# Pygmy udder conformation?



## Axykatt (Feb 1, 2013)

So, I know Pygmies aren't a dairy breed, but I do milk mine and am breeding for production. I'm just not sure what to look for when evaluating a Pygmy udder. Even the NPGA website only really goes into teat conformation, not really focusing on the rest of the udder. The only pictures I can find are of Nigies and they ARE dairy goats and built completely differently. 
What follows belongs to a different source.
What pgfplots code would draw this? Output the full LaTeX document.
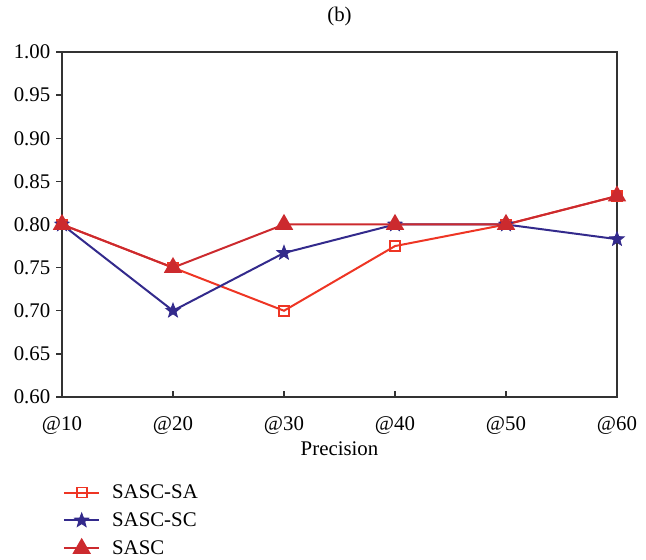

Anybody know what to look for in udder conformation in Pygs? I'll post a pic of Peg's 7 hr fill tomorrow morning, so maybe I can get some idea of what to look for.


----------



## StaceyRosado (Oct 5, 2007)

beings a pygmies udder doesnt matter for the breed standard you basically have to go to what dairy goat breeders look for in their udders 

you will want a high and tight udder up in that escutcheon. You want good lateral attachments as well.


----------



## KW Farms (Jun 21, 2008)

I agree with Stacey. There is no udder standard in the breed...so if you want to improve your pygmy udders. Look at the ideal dairy goat udder and try to breed toward that. It's going to be like starting from scratch though since I don't think there are any pygmy breeders out there breeding their pygmies with udder conformation in mind. I'd imagine, in the beginning, the udders will be a bit unpredictable.


----------



## hallsthirdacrefarm (Mar 30, 2011)

Out of curiousity, keep us posted on what you are getting (quantity wise) out of your pigmy. I milk nigerians and I'm sure there are some pig's capable of outmilking a nigi...just depends. I agree too--I think no goat breed should totally ignore udders, I mean, BREEDING = nursing, so a well attached udder with good proportions for the breed seems to matter to me...IDK


----------



## Axykatt (Feb 1, 2013)

hallsthirdacrefarm said:


> Out of curiousity, keep us posted on what you are getting (quantity wise) out of your pigmy. I milk nigerians and I'm sure there are some pig's capable of outmilking a nigi...just depends. I agree too--I think no goat breed should totally ignore udders, I mean, BREEDING = nursing, so a well attached udder with good proportions for the breed seems to matter to me...IDK


Right now Peggy Sue gives me just over a pint in the mornings after a 7 hr fill. She's not quite 6 weeks fresh and she's got a large Pygerian buckling and doeling on her during the day. This is her ff so I don't know how much she normally produces, but she bagged up huge very early and while her attachments aren't quite as high as I'd like she appears to have good capacity. I think slightly lower attachments are common to the breed because they give the "neat" appearance Pygmies are known for.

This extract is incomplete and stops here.